A basset-horn like a basset-hound, is a curious beast at first sight.

This elongated sibling of the clarinet is not actually a horn at all but a wind instrument.

In appearance reminiscent of an elongated saxophone (or tall seahorse), played seated the bell descends to rest on a slender metal leg somewhere around achilles level.

Invented somewhere in the mid-1770s, the instrument – with its soft, sweet, bobbing tone – was championed intially by Mozart, and it was on this maestro’s work that Manchester Camerata brought a pair to bear at the town’s King George Hall Sunday last.

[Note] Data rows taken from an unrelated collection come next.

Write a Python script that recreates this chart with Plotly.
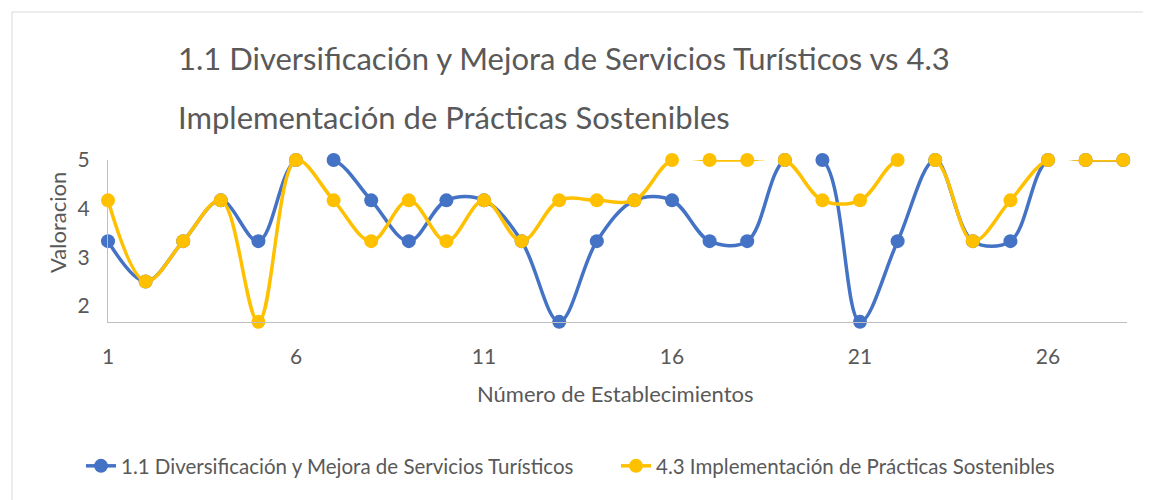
import plotly.graph_objects as go

establecimientos = list(range(1, 29))
serie_11 = [3.33, 2.5, 3.33, 4.17, 3.33, 5, 5, 4.17, 3.33, 4.17, 4.17, 3.33, 1.67, 3.33,
            4.17, 4.17, 3.33, 3.33, 5, 5, 1.67, 3.33, 5, 3.33, 3.33, 5, 5, 5]
serie_43 = [4.17, 2.5, 3.33, 4.17, 1.67, 5, 4.17, 3.33, 4.17, 3.33, 4.17, 3.33, 4.17, 4.17,
            4.17, 5, 5, 5, 5, 4.17, 4.17, 5, 5, 3.33, 4.17, 5, 5, 5]
nombre_11 = "1.1 Diversificación y Mejora de Servicios Turísticos"
nombre_43 = "4.3 Implementación de Prácticas Sostenibles"
titulo_1 = "1.1 Diversificación y Mejora de Servicios Turísticos vs 4.3"
titulo_2 = "Implementación de Prácticas Sostenibles"
y_ticks = [2, 3, 4, 5]
x_ticks = [1, 6, 11, 16, 21, 26]

GRAY = "#595959"
FONT = "Lato"

# page offset (body margin) compensation
OFF = 8
W, H = 1151 - OFF, 500 - OFF
# plot area in page pixels
L, R, T, B = 108, 1127, 160, 322
def px(x):
    return (x - L) / (R - L)
def py(y):
    return (B - y) / (B - T)

fig = go.Figure()
fig.add_trace(go.Scatter(
    x=establecimientos, y=serie_11, name=nombre_11, mode="lines+markers",
    line=dict(color="#4472C4", width=3.5, shape="spline", smoothing=1.0),
    marker=dict(color="#4472C4", size=14), cliponaxis=False))
fig.add_trace(go.Scatter(
    x=establecimientos, y=serie_43, name=nombre_43, mode="lines+markers",
    line=dict(color="#FFC000", width=3.5, shape="spline", smoothing=1.0),
    marker=dict(color="#FFC000", size=14), cliponaxis=False))

fig.update_layout(
    width=W, height=H,
    margin=dict(l=L - OFF, r=W - (R - OFF), t=T - OFF, b=H - (B - OFF), pad=0),
    paper_bgcolor="white", plot_bgcolor="white",
    font=dict(family=FONT, color=GRAY, size=20),
    showlegend=True,
    legend=dict(orientation="h", x=px(88), y=py(466), xanchor="left", yanchor="middle",
                font=dict(size=20.5, color=GRAY), entrywidth=490, entrywidthmode="pixels"),
    xaxis=dict(range=[1, 28.1], tickvals=x_ticks, showgrid=False, zeroline=False,
               showline=True, linecolor="#bfbfbf", linewidth=1, ticks="",
               ticklabelstandoff=16, tickfont=dict(size=21, color=GRAY)),
    yaxis=dict(range=[5 / 3, 5], tickvals=y_ticks, showgrid=False, zeroline=False,
               showline=True, linecolor="#bfbfbf", linewidth=1, ticks="",
               ticklabelstandoff=13, tickfont=dict(size=21, color=GRAY)),
    shapes=[dict(type="rect", xref="paper", yref="paper",
                 x0=px(12), x1=px(1170), y0=py(520), y1=py(12),
                 line=dict(color="#d9d9d9", width=1), layer="below")],
    annotations=[
        dict(text=titulo_1, xref="paper", yref="paper", x=px(176), y=py(58),
             xanchor="left", yanchor="middle", showarrow=False,
             font=dict(size=31, color=GRAY, family=FONT)),
        dict(text=titulo_2, xref="paper", yref="paper", x=px(176), y=py(117),
             xanchor="left", yanchor="middle", showarrow=False,
             font=dict(size=31, color=GRAY, family=FONT)),
        dict(text="Valoracion", xref="paper", yref="paper", x=px(57), y=py(223),
             xanchor="center", yanchor="middle", textangle=-90, showarrow=False,
             font=dict(size=22, color=GRAY, family=FONT)),
        dict(text="Número de Establecimientos", xref="paper", yref="paper", x=px(615), y=py(393),
             xanchor="center", yanchor="middle", showarrow=False,
             font=dict(size=22, color=GRAY, family=FONT)),
    ],
)

fig.write_html("out.html")
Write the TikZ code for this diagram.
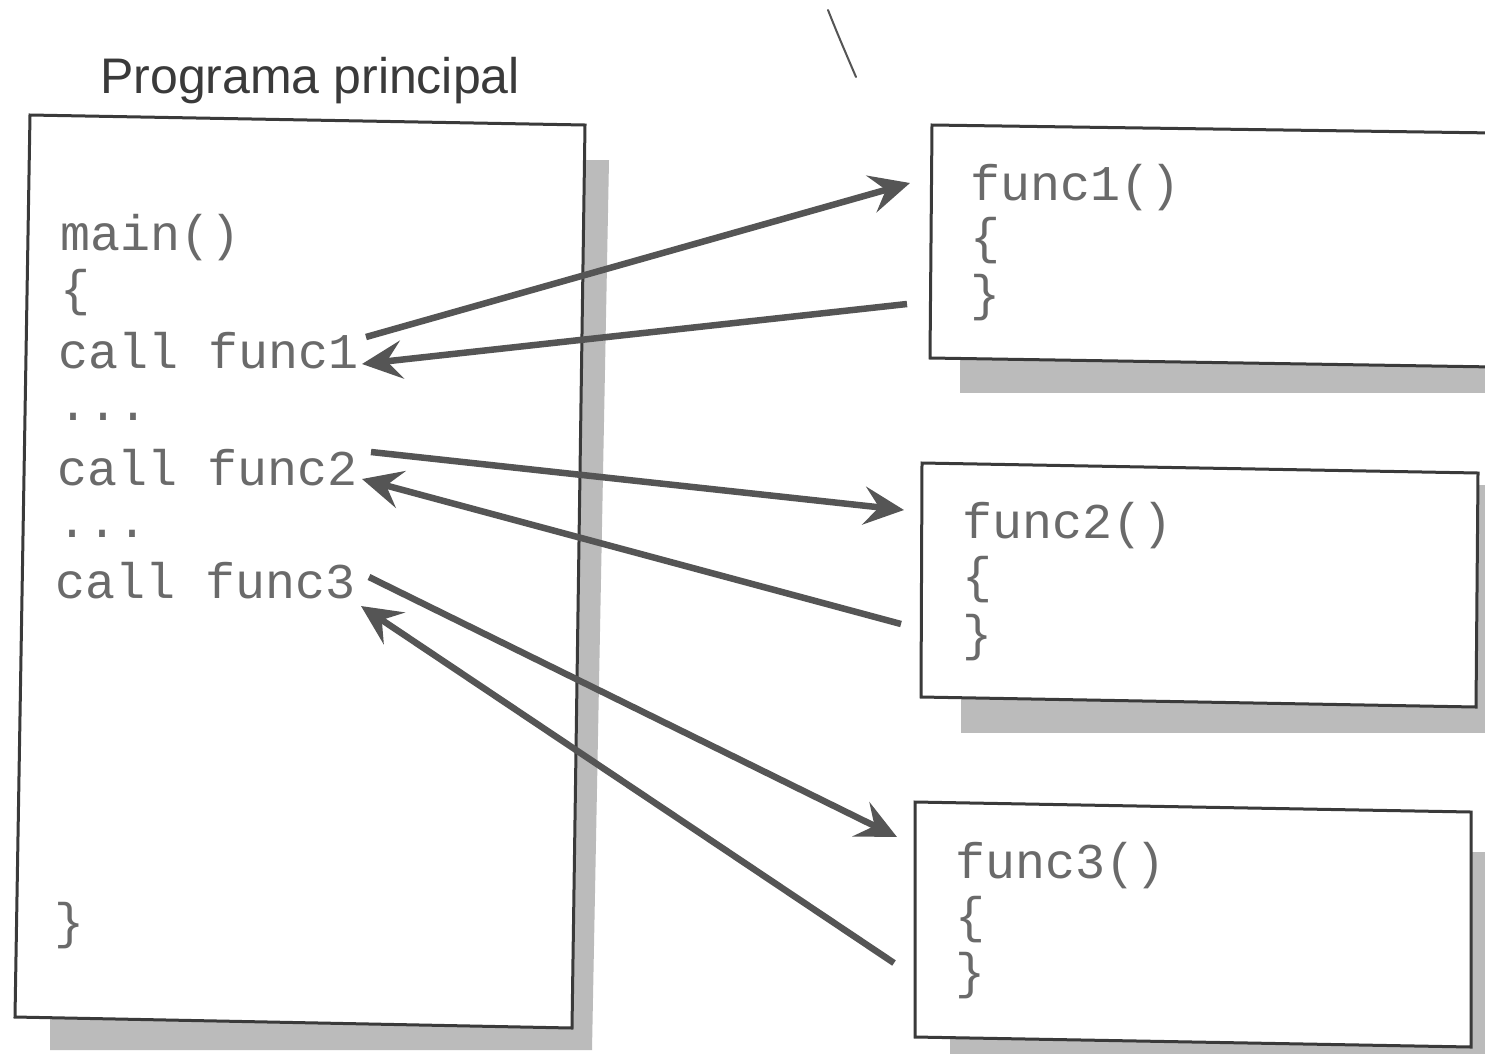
\documentclass[tikz,border=0pt]{standalone}
\usepackage{fontspec}
\usetikzlibrary{arrows.meta}
\newfontfamily\codefont{Liberation Mono}
\newfontfamily\titlefont{Liberation Sans}
\definecolor{codec}{HTML}{6A6A6A}
\definecolor{linec}{HTML}{3A3A3A}
\definecolor{arrowc}{HTML}{555555}
\definecolor{shadowc}{HTML}{BBBBBB}
\tikzset{
  code/.style={anchor=base west, inner sep=0pt, text=codec, font=\codefont\fontsize{50}{60}\selectfont},
  titletext/.style={anchor=base west, inner sep=0pt, text=linec, font=\titlefont\fontsize{50}{60}\selectfont},
  boxline/.style={draw=linec, line width=3pt, fill=white, line join=miter},
  shadowfill/.style={fill=shadowc, draw=none},
  callarrow/.style={draw=arrowc, line width=6.5pt, -{Stealth[length=40pt, width=38pt, inset=15pt]}}
}
\begin{document}
\begin{tikzpicture}[x=1pt,y=-1pt]
\useasboundingbox (0,0) rectangle (1485,1053);
\fill[white] (0,0) rectangle (1485,1053);
\begin{scope}
\clip (0,0) rectangle (1485,1053);
% shadows
\path[shadowfill] (50,160) -- (609,160) -- (592,1050) -- (50,1050) -- cycle;
\path[shadowfill] (960,150) -- (1495,150) -- (1495,393) -- (960,393) -- cycle;
\path[shadowfill] (961,485) -- (1487,485) -- (1487,733) -- (961,733) -- cycle;
\path[shadowfill] (950,852) -- (1486,852) -- (1486,1060) -- (950,1060) -- cycle;
% boxes
\path[boxline] (30,115) -- (585,125) -- (572,1028) -- (15,1017) -- cycle;
\path[boxline] (932,125) -- (1495,133) -- (1495,367) -- (930,358) -- cycle;
\path[boxline] (922,463) -- (1478,473) -- (1476,707) -- (921,697) -- cycle;
\path[boxline] (915,802) -- (1471,812) -- (1471,1047) -- (915,1037) -- cycle;
\end{scope}
% stray mark
\draw[arrowc, line width=2pt, line cap=round] (828,10) .. controls (838,35) .. (856,77);
% title
\node[titletext] (title) at (100,93) {Programa principal};
% main program text
\node[code] (mainhdr) at (60,250) {main()};
\node[code] (mopen) at (60,305) {\{};
\node[code] (call1) at (58,368) {call func1};
\node[code] (dots1) at (58,420) {...};
\node[code] (call2) at (57,485) {call func2};
\node[code] (dots2) at (57,537) {...};
\node[code] (call3) at (55,598) {call func3};
\node[code] (mclose) at (54,938) {\}};
% function boxes text
\node[code] (f1hdr) at (970,200) {func1()};
\node[code] (f1open) at (970,253) {\{};
\node[code] (f1close) at (970,310) {\}};
\node[code] (f2hdr) at (962,538) {func2()};
\node[code] (f2open) at (962,592) {\{};
\node[code] (f2close) at (962,650) {\}};
\node[code] (f3hdr) at (955,878) {func3()};
\node[code] (f3open) at (955,932) {\{};
\node[code] (f3close) at (955,988) {\}};
% connector end points
\coordinate (c1out) at (366,337);
\coordinate (f1in) at (910,183);
\coordinate (f1out) at (907,304);
\coordinate (c1in) at (362,364);
\coordinate (c2out) at (371,452);
\coordinate (f2in) at (904,510);
\coordinate (f2out) at (901,624);
\coordinate (c2in) at (362,479);
\coordinate (c3out) at (369,577);
\coordinate (f3in) at (897,837);
\coordinate (f3out) at (894,963);
\coordinate (c3in) at (361,606);
% connectors
\draw[callarrow] (c1out) -- (f1in);
\draw[callarrow] (f1out) -- (c1in);
\draw[callarrow] (c2out) -- (f2in);
\draw[callarrow] (f2out) -- (c2in);
\draw[callarrow] (c3out) -- (f3in);
\draw[callarrow] (f3out) -- (c3in);
\end{tikzpicture}
\end{document}
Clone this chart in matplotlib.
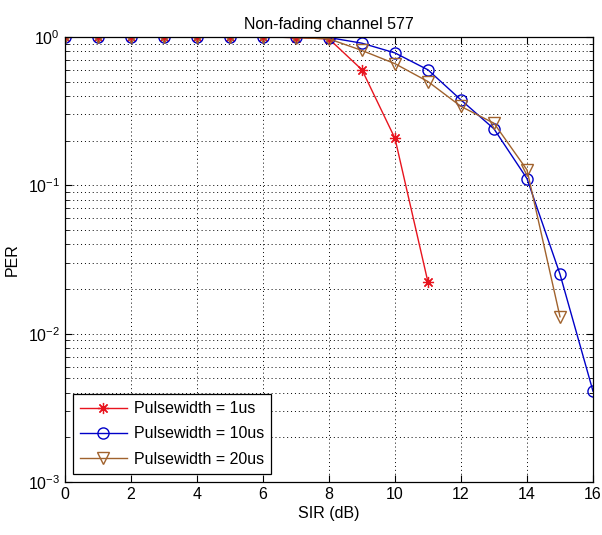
import matplotlib
matplotlib.use("Agg")
import matplotlib.pyplot as plt
from matplotlib.ticker import LogLocator, FixedLocator

plt.rcParams['font.family'] = ['Liberation Sans', 'DejaVu Sans']
plt.rcParams['mathtext.default'] = 'regular'

sir = list(range(0, 17))
per_1us = [1, 1, 1, 1, 1, 1, 1, 0.99, 0.97, 0.60, 0.207, 0.0222]
per_10us = [1, 1, 1, 1, 1, 1, 1, 1, 0.99, 0.907, 0.78, 0.60, 0.376, 0.24, 0.111, 0.0252, 0.0041]
per_20us = [1, 1, 1, 1, 1, 1, 1, 0.99, 0.97, 0.81, 0.66, 0.50, 0.34, 0.262, 0.127, 0.013]

labels = ['Pulsewidth = 1us', 'Pulsewidth = 10us', 'Pulsewidth = 20us']
title = 'Non-fading channel 577'

fig = plt.figure(figsize=(6.02, 5.35), dpi=100)
ax = fig.add_axes([0.108, 0.099, 0.877, 0.832])

# asterisk marker: eight spokes, like a plus over a cross
asterisk = (8, 2, 0)
ax.semilogy(sir[:len(per_1us)], per_1us, color='#e8141e', marker=asterisk, ms=8,
            mew=0.9, lw=1.0, label=labels[0])
ax.semilogy(sir[:len(per_10us)], per_10us, color='#0000c8', marker='o', ms=8,
            mfc='none', lw=1.0, label=labels[1])
ax.semilogy(sir[:len(per_20us)], per_20us, color='#a0622d', marker='v', ms=9,
            mfc='none', lw=1.0, label=labels[2])

ax.set_xlim(0, 16)
ax.set_ylim(1e-3, 1)
ax.xaxis.set_major_locator(FixedLocator(range(0, 17, 2)))
ax.yaxis.set_major_locator(LogLocator(base=10, numticks=10))
ax.yaxis.set_minor_locator(LogLocator(base=10, subs=range(2, 10), numticks=10))

ax.grid(True, which='major', axis='x', color='black', ls=(0, (1, 3)), lw=0.7)
ax.grid(True, which='both', axis='y', color='black', ls=(0, (1, 3)), lw=0.7)

ax.tick_params(which='both', direction='in', top=True, right=True, labelsize=11.5)
ax.tick_params(which='major', length=5)
ax.tick_params(which='minor', length=3)
for s in ax.spines.values():
    s.set_linewidth(0.9)

ax.set_title(title, fontsize=11.5, pad=6)
ax.set_xlabel('SIR (dB)', fontsize=11.5, labelpad=3)
ax.set_ylabel('PER', fontsize=11.5, labelpad=6)

leg = ax.legend(loc='lower left', fontsize=11.5, fancybox=False, edgecolor='black',
                framealpha=1, borderaxespad=0.5, handlelength=2.9,
                labelspacing=0.65, borderpad=0.45, handletextpad=0.45)
leg.get_frame().set_linewidth(0.9)

fig.savefig('out.png', dpi=100)
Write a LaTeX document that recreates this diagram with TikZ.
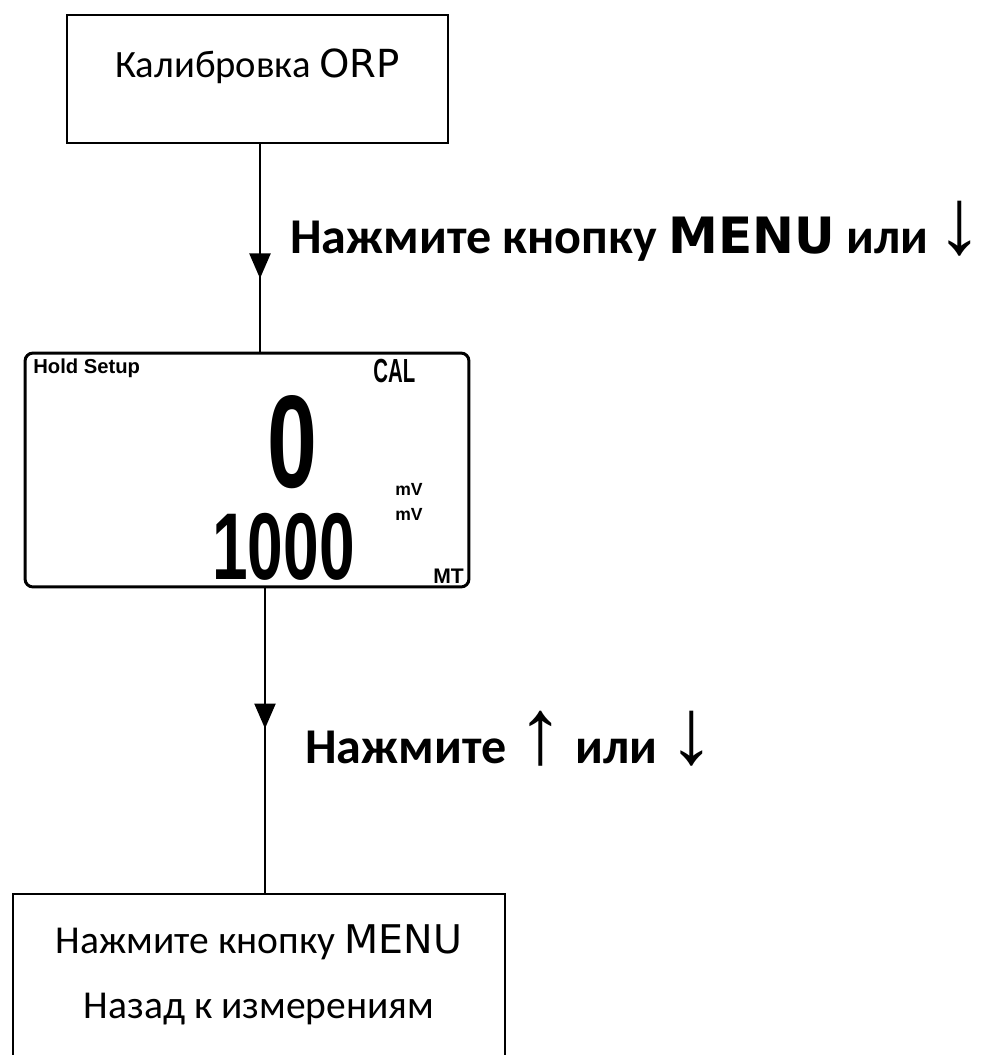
\documentclass[tikz,border=0pt]{standalone}
\usepackage{fontspec}
\usepackage{graphicx}
\setmainfont{Carlito}
\newfontfamily\verdana{DejaVu Sans}
\newfontfamily\lcdfont{Liberation Sans}
\usetikzlibrary{positioning, arrows.meta, decorations.markings}

\tikzset{
  box/.style={draw, rectangle, line width=1.1pt, align=center},
  lcdtext/.style={inner sep=0pt, font=\lcdfont\bfseries\fontsize{#1}{#1}\selectfont},
  hint/.style={inner sep=0pt, font=\fontsize{28.5}{34}\selectfont\bfseries},
  flow/.style={line width=1.3pt,
    decoration={markings, mark=at position #1 with {\arrow{Triangle[width=0.42cm, length=0.5cm]}}},
    postaction={decorate}}
}
\newcommand\keyarrow[1]{{\lcdfont\mdseries\fontsize{53}{53}\selectfont #1}}

\begin{document}
\begin{tikzpicture}[x=0.02cm, y=-0.02cm]
  \useasboundingbox (0,0) rectangle (992,1055);

  \node (calbox) [box, minimum width=7.62cm, minimum height=2.56cm, text height=0.5cm, text depth=0.58cm,
    font=\fontsize{22}{26}\selectfont] at (257.5,79) {Калибровка {\verdana ORP}};

  \node (lcd) [draw, rectangle, rounded corners=0.16cm, line width=1.7pt,
    minimum width=8.88cm, minimum height=4.68cm] at (247,470) {};
  \node (hold) [lcdtext=11.5, anchor=north west] at (33,359) {Hold Setup};
  \node (cal) [lcdtext=19, anchor=north west] at (373,359) {\scalebox{0.61}[1]{CAL}};
  \node (bigread) [lcdtext=75, anchor=north west] at (267,395) {\scalebox{0.68}[1]{0}};
  \node (smallread) [lcdtext=54, anchor=north west] at (212,513) {\scalebox{0.675}[1]{1000}};
  \node (mvtop) [lcdtext=10, anchor=base west] at (395,495) {mV};
  \node (mvlow) [lcdtext=10, anchor=base west] at (395,520) {mV};
  \node (mt) [lcdtext=12, anchor=base west] at (433,583) {MT};

  \node (backbox) [box, anchor=north, minimum width=9.84cm, inner ysep=0.62cm,
    font=\fontsize{22.5}{37}\selectfont] at (259,893) {Нажмите кнопку {\verdana MENU}\\Назад к измерениям};

  \node (menuhint) [hint, anchor=base west] at (290,253) {Нажмите кнопку {\verdana\bfseries MENU} или\,\keyarrow{↓}};
  \node (arrowhint) [hint, anchor=base west] at (305,763) {Нажмите \keyarrow{↑} или \keyarrow{↓}};

  \coordinate (upx) at (260,0);
  \coordinate (lowx) at (265,0);
  \draw [flow=0.648] (calbox.south -| upx) -- (lcd.north -| upx);
  \draw [flow=0.46] (lcd.south -| lowx) -- (backbox.north -| lowx);
\end{tikzpicture}
\end{document}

The programme began with Beethoven’s rarely performed Rondino, a short charming piece boasting prominent 
effervescent horn parts.

Dvorák’s popular Serenade for Wind followed, bringing the award-winning chamber orchestra’s fifth principal 
conductor Gábor Takács-Nagy to the stage.

An energetic performance injected new life into this familiar piece, and the modest but appreciative crowd gave a fine ovation into the interval.

The main event, Mozart’s Serenade No. 10 in B-flat major (Gran Partita) was a joy from start to end.

A piece in seven movements, this is widely regarded as among the most inventive and uplifting music ever written for wind instruments.

Soaring, lyrical, underpinned throughout by the soft tumbling basset-horn runs, the audience were captivated from first note to last.

Another triumph on the road for the North West’s leading chamber orchestra and a rare privilege to be in attendance.